**Exercise instructions**
Retype nothing but the lines from the start of the material up to and including the line with "const ticks=[-10,-5,0,5,10];". Pictures don't belong in the copy.

**Supplied data**
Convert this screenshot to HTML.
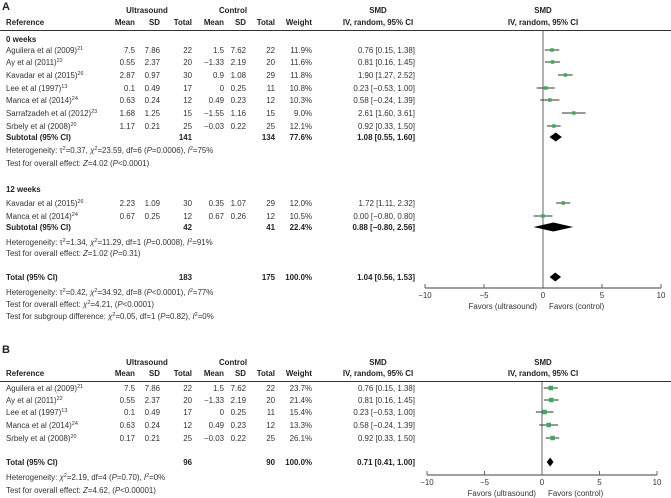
<!DOCTYPE html>
<html><head><meta charset="utf-8"><style>
body{margin:0;background:#fff;}
svg{display:block;font-family:"Liberation Sans",sans-serif;font-size:7.9px;fill:#333;}
.b{font-weight:bold;fill:#222;}
</style></head><body>
<svg id="s" width="671" height="498" viewBox="0 0 671 498"></svg>
<script>
// Panel A data
const aStudies=["Aguilera et al (2009)|21","Ay et al (2011)|22","Kavadar et al (2015)|26","Lee et al (1997)|13","Manca et al (2014)|24","Sarrafzadeh et al (2012)|23","Srbely et al (2008)|20"];
const aMean=["7.5","0.55","2.87","0.1","0.63","1.68","1.17"];
const aSD=["7.86","2.37","0.97","0.49","0.24","1.25","0.21"];
const aTot=["22","20","30","17","12","15","25"];
const aCMean=["1.5","−1.33","0.9","0","0.49","−1.55","−0.03"];
const aCSD=["7.62","2.19","1.08","0.25","0.23","1.16","0.22"];
const aCTot=["22","20","29","11","12","15","25"];
const aWeight=["11.9%","11.6%","11.8%","10.8%","10.3%","9.0%","12.1%"];
const aEst=[0.76,0.81,1.90,0.23,0.58,2.61,0.92];
const aLo=[0.15,0.16,1.27,-0.53,-0.24,1.60,0.33];
const aHi=[1.38,1.45,2.52,1.00,1.39,3.61,1.50];
// Panel A 12 weeks
const a2Studies=["Kavadar et al (2015)|26","Manca et al (2014)|24"];
const a2Mean=["2.23","0.67"],a2SD=["1.09","0.25"],a2Tot=["30","12"],a2CMean=["0.35","0.67"],a2CSD=["1.07","0.26"],a2CTot=["29","12"],a2Weight=["12.0%","10.5%"];
const a2Est=[1.72,0.00],a2Lo=[1.11,-0.80],a2Hi=[2.32,0.80];
// Pooled A
const aPoolEst=[1.08,0.88,1.04],aPoolLo=[0.55,-0.80,0.56],aPoolHi=[1.60,2.56,1.53];
// Panel B
const bStudies=["Aguilera et al (2009)|21","Ay et al (2011)|22","Lee et al (1997)|13","Manca et al (2014)|24","Srbely et al (2008)|20"];
const bMean=["7.5","0.55","0.1","0.63","0.17"],bSD=["7.86","2.37","0.49","0.24","0.21"],bTot=["22","20","17","12","25"];
const bCMean=["1.5","−1.33","0","0.49","−0.03"],bCSD=["7.62","2.19","0.25","0.23","0.22"],bCTot=["22","20","11","12","25"];
const bWeight=["23.7%","21.4%","15.4%","13.3%","26.1%"];
const bEst=[0.76,0.81,0.23,0.58,0.92],bLo=[0.15,0.16,-0.53,-0.24,0.33],bHi=[1.38,1.45,1.00,1.39,1.50];
const bPoolEst=[0.71],bPoolLo=[0.41],bPoolHi=[1.00];
const ticks=[-10,-5,0,5,10];

const S=document.getElementById('s');const NS="http://www.w3.org/2000/svg";
function el(t,a,txt){const e=document.createElementNS(NS,t);for(const k in a)e.setAttribute(k,a[k]);if(txt!==undefined)e.textContent=txt;S.appendChild(e);return e;}
function tx(x,y,s,anchor,cls,name){const e=el('text',{x:x,y:y,'text-anchor':anchor||'start','class':cls||''});


e.innerHTML=s;return e;}
function fmt(v){return (v<0?'−':'')+Math.abs(v).toFixed(2);}
function ci(e,l,h){return fmt(e)+' ['+fmt(l)+', '+fmt(h)+']';}
function ln(x1,y1,x2,y2,c,w,name){const e=el('line',{x1:x1,y1:y1,x2:x2,y2:y2,stroke:c,'stroke-width':w});

return e;}
const cols=[135,160,192,224,246,275,312];
function header(yL,y1,y2,yR,letter){
 tx(2,yL,letter,'start','b','panel-letter').setAttribute('font-size','11');
 tx(147,y1,'Ultrasound','middle','b','ultrasound-header');
 tx(233,y1,'Control','middle','b','control-header');
 tx(6,y2,'Reference','start','b','reference-header');
 ['Mean','SD','Total','Mean','SD','Total','Weight'].forEach((h,i)=>tx(cols[i],y2,h,'end','b','column-header'));
 tx(378,y1,'SMD','middle','b','smd-header');tx(378,y2,'IV, random, 95% CI','middle','b','smd-method-header');
 tx(543,y1,'SMD','middle','b','plot-smd-header');tx(543,y2,'IV, random, 95% CI','middle','b','plot-method-header');
 ln(0,yR,671,yR,'#333',1,'header-rule');
}
function row(y,name,vals,est,lo,hi,X,sz){
 const [n,sup]=name.split('|');
 tx(6,y,n+'<tspan dy="-3" font-size="5.5">'+sup+'</tspan>','start','','study-name');
 vals.forEach((v,i)=>tx(cols[i],y,v,'end','','study-value'));
 tx(415,y,ci(est,lo,hi),'end','','study-smd');
 ln(X(lo),y-3,X(hi),y-3,'#333',1,'ci-line');
 const r=el('rect',{x:X(est)-sz/2,y:y-3-sz/2,width:sz,height:sz,fill:'#3daa5c'});
 
 
}
function dia(y,e,l,h,X,hh){const yc=y-3;const p=el('polygon',{points:`${X(l)},${yc} ${X(e)},${yc-hh} ${X(h)},${yc} ${X(e)},${yc+hh}`,fill:'#000'});

}
function axis(ay,x0,x1,ytop,name){
 const X=v=>x0+(v+10)/20*(x1-x0);
 ln(X(0),ytop,X(0),ay,'#666',1,'zero-line');
 ln(x0,ay,x1,ay,'#666',1.2,name+'-axis');
 ticks.forEach(t=>{ln(X(t),ay-4,X(t),ay,'#666',1,'tick');tx(X(t),ay+10,t<0?'−'+(-t):t,'middle','','tick-label');});
 tx(X(0)-6,ay+21,'Favors (ultrasound)','end','','favors-ultrasound');
 tx(X(0)+6,ay+21,'Favors (control)','start','','favors-control');
 return X;
}
// Panel A
header(10,13,25,30.5,'A');
const XA=axis(288,425,661,31,'a');
tx(6,42,'0 weeks','start','b','subgroup-title');
const aY=[53,65,78,91,103,116,129];
aStudies.forEach((s,i)=>row(aY[i],s,[aMean[i],aSD[i],aTot[i],aCMean[i],aCSD[i],aCTot[i],aWeight[i]],aEst[i],aLo[i],aHi[i],XA,3.5));
tx(6,140,'Subtotal (95% CI)','start','b','subtotal-label');tx(192,140,'141','end','b','');tx(275,140,'134','end','b','');tx(312,140,'77.6%','end','b','');
tx(415,140,ci(aPoolEst[0],aPoolLo[0],aPoolHi[0]),'end','b','subtotal-smd');dia(140,aPoolEst[0],aPoolLo[0],aPoolHi[0],XA,4.5);
tx(6,153,'Heterogeneity: τ<tspan dy="-3" font-size="5.5">2</tspan><tspan dy="3">=0.37, </tspan><tspan font-style="italic">χ</tspan><tspan dy="-3" font-size="5.5">2</tspan><tspan dy="3">=23.59, df=6 (</tspan><tspan font-style="italic">P</tspan>=0.0006), <tspan font-style="italic">I</tspan><tspan dy="-3" font-size="5.5">2</tspan><tspan dy="3">=75%</tspan>','start','','heterogeneity');
tx(6,166,'Test for overall effect: <tspan font-style="italic">Z</tspan>=4.02 (<tspan font-style="italic">P</tspan>&lt;0.0001)','start','','overall-effect');
tx(6,192,'12 weeks','start','b','subgroup-title');
const a2Y=[206,219];
a2Studies.forEach((s,i)=>row(a2Y[i],s,[a2Mean[i],a2SD[i],a2Tot[i],a2CMean[i],a2CSD[i],a2CTot[i],a2Weight[i]],a2Est[i],a2Lo[i],a2Hi[i],XA,3.5));
tx(6,230,'Subtotal (95% CI)','start','b','subtotal-label');tx(192,230,'42','end','b','');tx(275,230,'41','end','b','');tx(312,230,'22.4%','end','b','');
tx(415,230,ci(aPoolEst[1],aPoolLo[1],aPoolHi[1]),'end','b','subtotal-smd');dia(230,aPoolEst[1],aPoolLo[1],aPoolHi[1],XA,4.5);
tx(6,245,'Heterogeneity: τ<tspan dy="-3" font-size="5.5">2</tspan><tspan dy="3">=1.34, </tspan><tspan font-style="italic">χ</tspan><tspan dy="-3" font-size="5.5">2</tspan><tspan dy="3">=11.29, df=1 (</tspan><tspan font-style="italic">P</tspan>=0.0008), <tspan font-style="italic">I</tspan><tspan dy="-3" font-size="5.5">2</tspan><tspan dy="3">=91%</tspan>','start','','heterogeneity');
tx(6,256,'Test for overall effect: <tspan font-style="italic">Z</tspan>=1.02 (<tspan font-style="italic">P</tspan>=0.31)','start','','overall-effect');
tx(6,280,'Total (95% CI)','start','b','total-label');tx(192,280,'183','end','b','');tx(275,280,'175','end','b','');tx(312,280,'100.0%','end','b','');
tx(415,280,ci(aPoolEst[2],aPoolLo[2],aPoolHi[2]),'end','b','total-smd');dia(280,aPoolEst[2],aPoolLo[2],aPoolHi[2],XA,4.5);
tx(6,295,'Heterogeneity: τ<tspan dy="-3" font-size="5.5">2</tspan><tspan dy="3">=0.42, </tspan><tspan font-style="italic">χ</tspan><tspan dy="-3" font-size="5.5">2</tspan><tspan dy="3">=34.92, df=8 (</tspan><tspan font-style="italic">P</tspan>&lt;0.0001), <tspan font-style="italic">I</tspan><tspan dy="-3" font-size="5.5">2</tspan><tspan dy="3">=77%</tspan>','start','','heterogeneity');
tx(6,307,'Test for overall effect: <tspan font-style="italic">χ</tspan><tspan dy="-3" font-size="5.5">2</tspan><tspan dy="3">=4.21, (</tspan><tspan font-style="italic">P</tspan>&lt;0.0001)','start','','overall-effect');
tx(6,319,'Test for subgroup difference: <tspan font-style="italic">χ</tspan><tspan dy="-3" font-size="5.5">2</tspan><tspan dy="3">=0.05, df=1 (</tspan><tspan font-style="italic">P</tspan>=0.82), <tspan font-style="italic">I</tspan><tspan dy="-3" font-size="5.5">2</tspan><tspan dy="3">=0%</tspan>','start','','subgroup-difference');
// Panel B
header(353,365,376,381.5,'B');
const XB=axis(475,427,657,382,'b');
const bY=[391,403,415,428,441];
bStudies.forEach((s,i)=>row(bY[i],s,[bMean[i],bSD[i],bTot[i],bCMean[i],bCSD[i],bCTot[i],bWeight[i]],bEst[i],bLo[i],bHi[i],XB,4.5));
tx(6,465,'Total (95% CI)','start','b','total-label');tx(192,465,'96','end','b','');tx(275,465,'90','end','b','');tx(312,465,'100.0%','end','b','');
tx(415,465,ci(bPoolEst[0],bPoolLo[0],bPoolHi[0]),'end','b','total-smd');dia(465,bPoolEst[0],bPoolLo[0],bPoolHi[0],XB,4.5);
tx(6,480,'Heterogeneity: <tspan font-style="italic">χ</tspan><tspan dy="-3" font-size="5.5">2</tspan><tspan dy="3">=2.19, df=4 (</tspan><tspan font-style="italic">P</tspan>=0.70), <tspan font-style="italic">I</tspan><tspan dy="-3" font-size="5.5">2</tspan><tspan dy="3">=0%</tspan>','start','','heterogeneity');
tx(6,493,'Test for overall effect: <tspan font-style="italic">Z</tspan>=4.62, (<tspan font-style="italic">P</tspan>&lt;0.00001)','start','','overall-effect');
</script>
</body></html>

**Answer for the task**
Convert this screenshot to HTML.
<!DOCTYPE html>
<html><head><meta charset="utf-8"><style>
body{margin:0;background:#fff;}
svg{display:block;font-family:"Liberation Sans",sans-serif;font-size:7.9px;fill:#333;}
.b{font-weight:bold;fill:#222;}
</style></head><body>
<svg id="s" width="671" height="498" viewBox="0 0 671 498"></svg>
<script>
// Panel A data
const aStudies=["Aguilera et al (2009)|21","Ay et al (2011)|22","Kavadar et al (2015)|26","Lee et al (1997)|13","Manca et al (2014)|24","Sarrafzadeh et al (2012)|23","Srbely et al (2008)|20"];
const aMean=["7.5","0.55","2.87","0.1","0.63","1.68","1.17"];
const aSD=["7.86","2.37","0.97","0.49","0.24","1.25","0.21"];
const aTot=["22","20","30","17","12","15","25"];
const aCMean=["1.5","−1.33","0.9","0","0.49","−1.55","−0.03"];
const aCSD=["7.62","2.19","1.08","0.25","0.23","1.16","0.22"];
const aCTot=["22","20","29","11","12","15","25"];
const aWeight=["11.9%","11.6%","11.8%","10.8%","10.3%","9.0%","12.1%"];
const aEst=[0.76,0.81,1.90,0.23,0.58,2.61,0.92];
const aLo=[0.15,0.16,1.27,-0.53,-0.24,1.60,0.33];
const aHi=[1.38,1.45,2.52,1.00,1.39,3.61,1.50];
// Panel A 12 weeks
const a2Studies=["Kavadar et al (2015)|26","Manca et al (2014)|24"];
const a2Mean=["2.23","0.67"],a2SD=["1.09","0.25"],a2Tot=["30","12"],a2CMean=["0.35","0.67"],a2CSD=["1.07","0.26"],a2CTot=["29","12"],a2Weight=["12.0%","10.5%"];
const a2Est=[1.72,0.00],a2Lo=[1.11,-0.80],a2Hi=[2.32,0.80];
// Pooled A
const aPoolEst=[1.08,0.88,1.04],aPoolLo=[0.55,-0.80,0.56],aPoolHi=[1.60,2.56,1.53];
// Panel B
const bStudies=["Aguilera et al (2009)|21","Ay et al (2011)|22","Lee et al (1997)|13","Manca et al (2014)|24","Srbely et al (2008)|20"];
const bMean=["7.5","0.55","0.1","0.63","0.17"],bSD=["7.86","2.37","0.49","0.24","0.21"],bTot=["22","20","17","12","25"];
const bCMean=["1.5","−1.33","0","0.49","−0.03"],bCSD=["7.62","2.19","0.25","0.23","0.22"],bCTot=["22","20","11","12","25"];
const bWeight=["23.7%","21.4%","15.4%","13.3%","26.1%"];
const bEst=[0.76,0.81,0.23,0.58,0.92],bLo=[0.15,0.16,-0.53,-0.24,0.33],bHi=[1.38,1.45,1.00,1.39,1.50];
const bPoolEst=[0.71],bPoolLo=[0.41],bPoolHi=[1.00];
const ticks=[-10,-5,0,5,10];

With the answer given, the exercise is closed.